Home Secretary Sajid Javid said:
In the coming days and weeks, millions of people from different faiths will be marking religious festivals up and down the UK.
At this time of reflection, devotion and celebration, it’s vital everyone feels safe and protected in the places of worship they attend.
That’s why we’ve invested another £1.6 million into our Places of Worship Protective Security Scheme and are encouraging religious organisations to apply.
Minister for Counter Extremism Baroness Williams said:
No one should be abused or attacked, because of their faith. The government is committed to not only pursuing perpetrators of these horrendous crimes but also protecting victims.
The hate crime action plan, refreshed in 2018, commits to providing the places of worship scheme, as well as funding community-led projects to tackle hate crime and increase reporting of these crimes.
Since its inception in 2016, the places of worship scheme has awarded over £1.5 million through 134 grants to places of worship from all major religions for additional protection and security measures.
The fourth year of the scheme will not only provide up to £1.6 million of funding but will also be easier than ever to apply for. Instead of applicants having to find their own costs for security work to be done, those applying after July will benefit from having a central provider for assessments, quotes and installation. This will save small and volunteer-run institutions significant amounts on administration costs.
The government recognises that Muslim communities remain anxious following the horrendous attacks in New Zealand, and particularly in advance of Ramadan. The police and their partners are doing everything they can to ensure the safety of the public, particularly around religious festivals, and holy days.

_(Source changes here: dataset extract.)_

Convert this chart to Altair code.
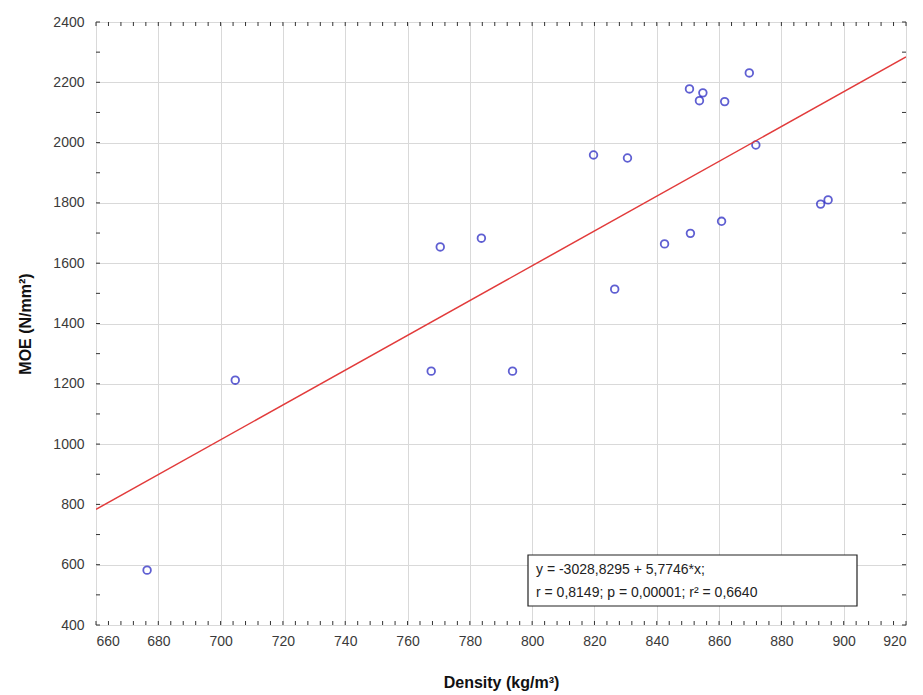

This will include operational policing plans for the Ramadan period.
In addition the Home Office will be supporting Faith Associates, an organisation which will provide security training and advice to Muslim places of worship in preparation for the Islamic holy month.
This work will provide security training and advice through 12 safety and security workshops across England and Wales, as well as guidance and leaflets circulated to mosques, community centres and madrassahs, to protect places of worship from hate crime attacks.
This short-term funding comes alongside the £5 million grant announced by the Home Secretary in March to provide security training for places of worship for all faiths.
Akeela Gheewalla Ahmed, Chair of the Anti-Muslim Hatred Working Group (AMHWG):
I welcome the improvements to the places of worship fund and the initiative to help mosques to take steps to improve their security during Ramadan. The AMHWG look forward to continuing to work with the Home Office to reduce the vulnerabilities of places of worship, so that people are free to practice their faith without fear of attack.